There's a definite reality in my life and I face it every weekend. I am a hockey mom. I'm sure many of you can relate to the amount of time that is spent in hockey arenas and travelling to and from them. While you're all collectively rolling your eyes, having lived the experience, the outcome is all good.
My two younger daughters both play hockey. This takes up a lot of time, particularly on the weekends when there are sometimes four to six games and/or practices scheduled between the two of them.
Sometimes the drive to the arena can take over an hour and a half. I spend more time in the car than I do actually watching a hockey game.
But last weekend brought it all home for me. Alexandra, my middle child, had an out-of-town tournament with her team. The round-robin tournament started on Friday; the semi-final game was on Sunday morning and the final on Sunday night.

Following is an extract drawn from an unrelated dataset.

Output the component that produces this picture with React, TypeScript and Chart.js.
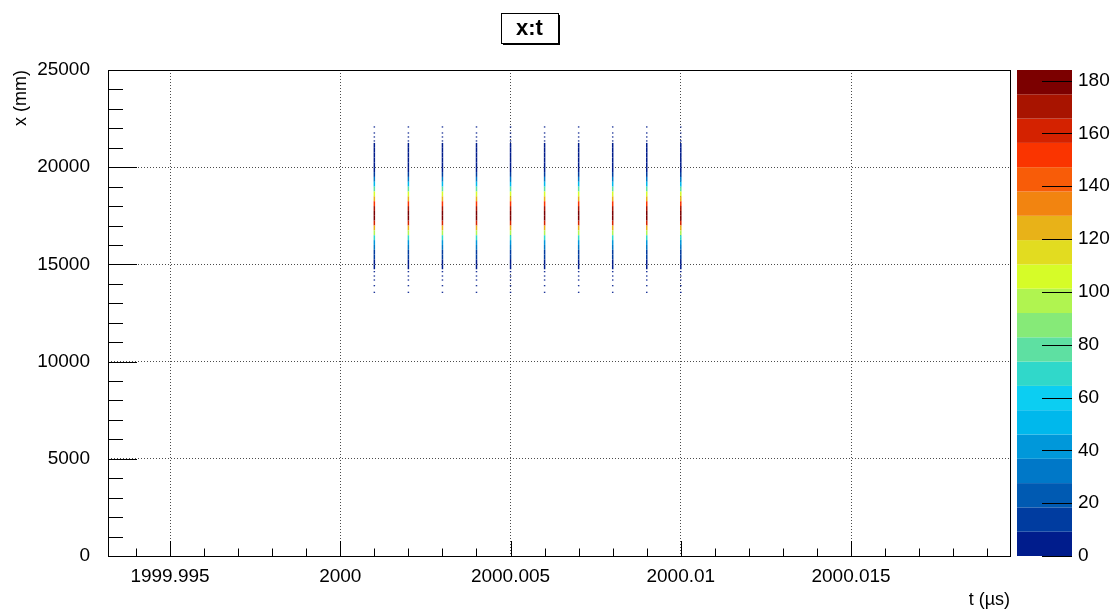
import React, { useEffect, useRef } from "react";
import { Chart, registerables } from "chart.js";

Chart.register(...registerables);

// ---- data ----
const tValues = [
  2000.001, 2000.002, 2000.003, 2000.004, 2000.005,
  2000.006, 2000.007, 2000.008, 2000.009, 2000.01,
];
// core y-bins (centres, mm) and their counts, shared by every t column
const coreBinCenters = [
  21125, 20875, 20625, 20375, 20125, 19875, 19625, 19375, 19125, 18875,
  18625, 18375, 18125, 17875, 17625, 17375, 17125, 16875, 16625, 16375,
  16125, 15875, 15625, 15375, 15125, 14875,
];
const coreBinCounts = [
  3, 4, 5, 6, 7, 9, 14, 28, 55, 80,
  102, 122, 150, 170, 184, 176, 158, 122, 95, 66,
  45, 28, 17, 11, 7, 5,
];
const coreBinHalf = 125;
// sparse hits in the tails
const tailHits = [22070, 21760, 21555, 21350, 14625, 14403, 14197, 13904, 13565];
const tailCounts = [1, 1, 1, 2, 2, 1, 1, 1, 1];
const tailBinHalf = 30;

const xMin = 1999.993178;
const xMax = 2000.019668;
const xTickValues = [1999.995, 2000, 2000.005, 2000.01, 2000.015];
const xTickLabels = ["1999.995", "2000", "2000.005", "2000.01", "2000.015"];
const yTickValues = [0, 5000, 10000, 15000, 20000, 25000];
const zTickValues = [0, 20, 40, 60, 80, 100, 120, 140, 160, 180];
const zMax = 184;

const paletteColors = [
  "#001c8c", "#003ca0", "#005ab2", "#0078c8", "#0098da",
  "#00b8ec", "#0ccef2", "#30d8ca", "#5ee0a2", "#86ea78",
  "#b0f450", "#d6fc28", "#e2dc20", "#e8b218", "#f28410",
  "#f85c08", "#fa3400", "#d42200", "#a81400", "#7c0000",
];

const FONT = "'Liberation Sans', Arial, Helvetica, sans-serif";

function colorFor(v: number) {
  const i = Math.min(paletteColors.length - 1, Math.floor((v / zMax) * paletteColors.length));
  return paletteColors[i];
}

const rootDecor = {
  id: "rootDecor",
  afterDraw(chart: any) {
    const { ctx, chartArea: a, scales } = chart;
    const xs = scales.x, ys = scales.y, zs = scales.z;
    const L = Math.round(a.left), R = Math.round(a.right), T = Math.round(a.top), B = Math.round(a.bottom);
    ctx.save();
    ctx.strokeStyle = "#000";
    ctx.lineWidth = 1;
    const line = (x1: number, y1: number, x2: number, y2: number) => {
      ctx.beginPath();
      ctx.moveTo(x1, y1);
      ctx.lineTo(x2, y2);
      ctx.stroke();
    };
    // frame
    ctx.strokeRect(L + 0.5, T + 0.5, R - L, B - T);
    // y ticks (inside, left)
    for (let v = 0; v <= 25000; v += 1000) {
      const py = Math.round(ys.getPixelForValue(v)) + 0.5;
      const len = v % 5000 === 0 ? 29 : 15;
      line(L, py, L + len, py);
    }
    // x ticks (inside, bottom)
    for (let k = -6; k <= 19; k++) {
      const v = 2000 + k * 0.001;
      if (v < xs.min || v > xs.max) continue;
      const px = Math.round(xs.getPixelForValue(v)) + 0.5;
      const len = k % 5 === 0 ? 15 : 7.5;
      line(px, B, px, B - len);
    }
    // colour bar
    const cbL = R + 7, cbR = R + 62;
    for (let i = 0; i < paletteColors.length; i++) {
      const z0 = (i * zMax) / paletteColors.length;
      const z1 = ((i + 1) * zMax) / paletteColors.length;
      const y0 = zs.getPixelForValue(z0), y1 = zs.getPixelForValue(z1);
      ctx.fillStyle = paletteColors[i];
      ctx.fillRect(cbL, y1, cbR - cbL, y0 - y1);
    }
    ctx.strokeStyle = "#000";
    zTickValues.forEach((v) => {
      const py = Math.round(zs.getPixelForValue(v)) + 0.5;
      line(cbR - 30, py, cbR, py);
    });
    // title box
    const title = "x:t";
    ctx.font = `bold 22px ${FONT}`;
    const tw = ctx.measureText(title).width;
    const cx = 529.5, cy = 28;
    const bw = tw + 30, bh = 30;
    const bx = Math.round(cx - bw / 2), by = 13;
    ctx.fillStyle = "#fff";
    ctx.fillRect(bx, by, bw, bh);
    ctx.strokeStyle = "#000";
    ctx.lineWidth = 1;
    ctx.strokeRect(bx + 0.5, by + 0.5, Math.round(bw), bh);
    ctx.fillStyle = "#000";
    ctx.fillRect(bx + Math.round(bw), by + 2, 2, bh);
    ctx.fillRect(bx + 2, by + bh, Math.round(bw), 2);
    ctx.textAlign = "center";
    ctx.textBaseline = "middle";
    ctx.fillText(title, cx, cy + 1);
    ctx.restore();
  },
};

const zeroVPad = (s: any) => { s.paddingTop = 0; s.paddingBottom = 0; };
const zeroHPad = (s: any) => { s.paddingLeft = 0; s.paddingRight = 0; };

export default function App() {
  const canvasRef = useRef<HTMLCanvasElement | null>(null);

  useEffect(() => {
    if (!canvasRef.current) return;
    const cells: any[] = [];
    tValues.forEach((t) => {
      coreBinCenters.forEach((c, i) => {
        cells.push({ x: t, y: [c - coreBinHalf, c + coreBinHalf], v: coreBinCounts[i] });
      });
      tailHits.forEach((c, i) => {
        cells.push({ x: t, y: [c - tailBinHalf, c + tailBinHalf], v: tailCounts[i] });
      });
    });

    Chart.defaults.font.family = FONT;
    Chart.defaults.color = "#000";

    const chart = new Chart(canvasRef.current, {
      type: "bar",
      data: {
        datasets: [
          {
            data: cells,
            xAxisID: "x",
            yAxisID: "y",
            barThickness: 1.5,
            borderWidth: 0,
            inflateAmount: 0,
            backgroundColor: (c: any) => (c.raw ? colorFor(c.raw.v) : "#000"),
          } as any,
        ],
      },
      options: {
        animation: false,
        responsive: true,
        maintainAspectRatio: false,
        layout: { padding: { top: 70, left: 0, right: 0, bottom: 0 } },
        plugins: { legend: { display: false }, tooltip: { enabled: false }, title: { display: false } },
        scales: {
          x: {
            type: "linear",
            position: "bottom",
            min: xMin,
            max: xMax,
            offset: false,
            afterFit: (s: any) => { s.height = 56; zeroHPad(s); },
            afterBuildTicks: (s: any) => { s.ticks = xTickValues.map((v) => ({ value: v })); },
            ticks: {
              autoSkip: false,
              maxRotation: 0,
              padding: 9,
              font: { size: 19 },
              callback: (_v: any, i: number) => xTickLabels[i],
            },
            grid: { offset: false, drawTicks: false, color: "rgba(0,0,0,0.7)", lineWidth: 1 },
            border: { display: false, dash: [1, 2] },
            title: { display: true, text: "t (\u00b5s)", align: "end", font: { size: 18 }, padding: { top: 0, bottom: 1 } },
          },
          y: {
            type: "linear",
            position: "left",
            min: 0,
            max: 25000,
            afterFit: (s: any) => { s.width = 108; zeroVPad(s); },
            afterBuildTicks: (s: any) => { s.ticks = yTickValues.map((v) => ({ value: v })); },
            ticks: { padding: 18, font: { size: 19 }, callback: (v: any) => String(v) },
            grid: { drawTicks: false, color: "rgba(0,0,0,0.7)", lineWidth: 1 },
            border: { display: false, dash: [1, 2] },
            title: { display: true, text: "x (mm)", align: "end", font: { size: 18 }, padding: { top: 10, bottom: 0 } },
          },
          z: {
            type: "linear",
            position: "right",
            min: 0,
            max: zMax,
            afterFit: (s: any) => { s.width = 105; zeroVPad(s); },
            afterBuildTicks: (s: any) => { s.ticks = zTickValues.map((v) => ({ value: v })); },
            ticks: { padding: 68, font: { size: 19 }, callback: (v: any) => String(v) },
            grid: { display: false, drawTicks: false },
            border: { display: false },
          },
        },
      } as any,
      plugins: [rootDecor],
    });
    return () => chart.destroy();
  }, []);

  return (
    <div style={{ position: "fixed", left: 0, top: 0, width: 1115, height: 612, background: "#fff" }}>
      <canvas ref={canvasRef} />
    </div>
  );
}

And, while I don't deny there's a underlying hope that we all get to have a family dinner together (Come on! I know all parents who have children involved in team sports can relate), there's another part of me that's so excited and full of adrenalin that I want to get on the ice with a stick myself. I am so proud to say that she won the championship!!
Teams sports can be demanding. Practices have to be fit in between hectic weekends of games and practices. The players, all teenagers and seniors in high school, also have lots of homework and serious exam schedules -- not to mention other extracurricular activities besides hockey. It takes dedication. It takes gumption. It means going to a practice at the end of a hard day, after school, tests, sometimes a basketball game after school, and dinner. You don't think you can squeeze enough juice out of you to get that practice in.
Tournaments are the same. Game Friday night, two or three games on Saturday and a couple more on Sunday, if you go into the finals. That's six hours or more of intense hockey in one weekend; not including the shootouts!
But any athlete will tell you this is what you have to do. It's simply not possible to just decide to run a half marathon without putting in the hours of running and training into it. My body is less healthy and fit if I slack off or don't work out. And more importantly, my mind is not a healthy and fit either.
I am proud of Alexandra and her entire team. This is their first tournament win and she was glowing with pride when she showed me her trophy. What I am most proud of, though, is her choice to be healthy and do regular exercise. It is so important to start this way of life at a young age. Habits are deeply entrenched when you start then. As parents, we can also help educate them about the benefits of exercise. We can also be role models, and practice what we preach.
Doing so may save their life one day, or even prevent them from suffering a chronic disease. It may also do the same for you! Alexandra inspires me to be my best. I hope that I do the same for her; and more importantly, that she becomes that role model for her children down the road. She is off to a great start!